Under the format that was introduced in 2019, the FedEx Cup points leader started the season-ending event at 10 under, at least two strokes ahead of everyone else in the field. The No. 2 player in points started at 8 under, No. 3 at 7 under, No. 4 at 6 under and so on.

Even world No. 1 Scottie Scheffler, who captured his first FedEx Cup after starting at 10 under in 2024, called the playoff format “silly.”

This year, all 30 golfers in the field at East Lake Golf Club will start at even par in a traditional 72-hole tournament.

“I’m maybe part of the minority,” McIlroy said Tuesday. “I didn’t hate the starting strokes. I thought that the player that played the best during the course of the season should have had an advantage coming in here. But the majority of people just didn’t like the starting strokes, whether it were players or fans.”

Given as well as Scheffler has played this season — he won for the fifth time at last week’s BMW Championship and captured his third and fourth majors at the PGA Championship and The Open — McIlroy said a two-stroke advantage on the field probably wouldn’t have been enough.

“You could also argue if it was starting strokes this week, Scottie with a two-shot lead, it probably isn’t enough considering what he’s done this year and the lead that he has in the FedEx Cup going into this week,” he said.

The PGA Tour reallocated its bonus pool to reward golfers who performed well in the regular season. Scheffler has already collected $23 million in bonuses this year, including $10 million for finishing first in the points standings before the playoffs, $8 million from the Comcast Business Tour top 10 and $5 million for leading in points after the BMW Championship.

There is an additional $40 million on the line at East Lake this week, including $10 million to the winner.

Scheffler will attempt to become the first back-to-back winner of the FedEx Cup.

“I’m sure everybody aside from Scottie Scheffler loves the fact that we’re all starting on a level playing field,” England’s Tommy Fleetwood said. “It’s probably more exciting for the players to come here, everybody on a level field, knowing it’s an unbelievable opportunity to have a great week, win the tournament and obviously leave here unbelievably happy.”

When the PGA Tour announced the changes in May, Scheffler said the goal was to make the Tour Championship the “hardest tournament to qualify for” and the FedEx Cup trophy “the most difficult to win.”

Justin Thomas, the 2017 FedEx Cup champion, said eliminating starting strokes gives more golfers in the field a chance to win.

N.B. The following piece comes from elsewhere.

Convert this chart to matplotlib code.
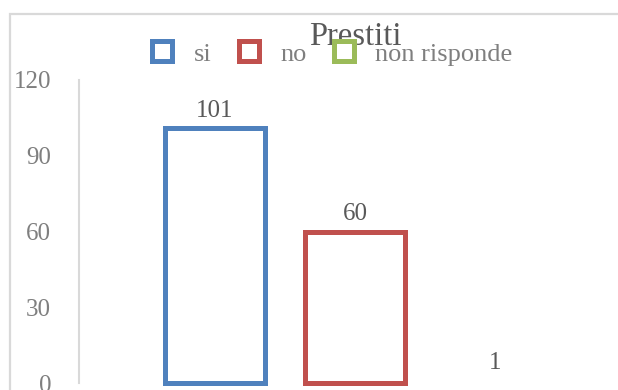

“It has the opportunity to be an unbelievable week in the sense [that] you could have 15, 20 guys that have a chance to win on Sunday, which is pretty cool,” Thomas said. “That’s awesome, but it’s more of just playing the tournament. I think with the starting strokes, it was very, very dependent on where you were.

“More often than not, other than a handful of guys, your week was pretty quickly determined [by] not the first nine holes, but your first day. If you’re starting at say 2 or 3 under or less, and you don’t go shoot 4 or 5 under the first day, then you pretty much don’t have a chance to win anymore.”

The PGA Tour described this season’s Tour Championship as a “bridge year,” meaning additional changes could be coming soon. The tour has explored the idea of rotating the tournament at other golf courses, as well as a match-play bracket to determine the season-long champion.

“There was a lot of other stuff on the table,” McIlroy said. “Match play was on the table, and that got canned for this year. That might be brought back up in the conversation for next year or the year after. I think it’s just hard for the players to reconcile that we play stroke play for every week of the year but then the season-ending tournament is going to be decided by match play. I think it was just hard for the players to get their heads around that.”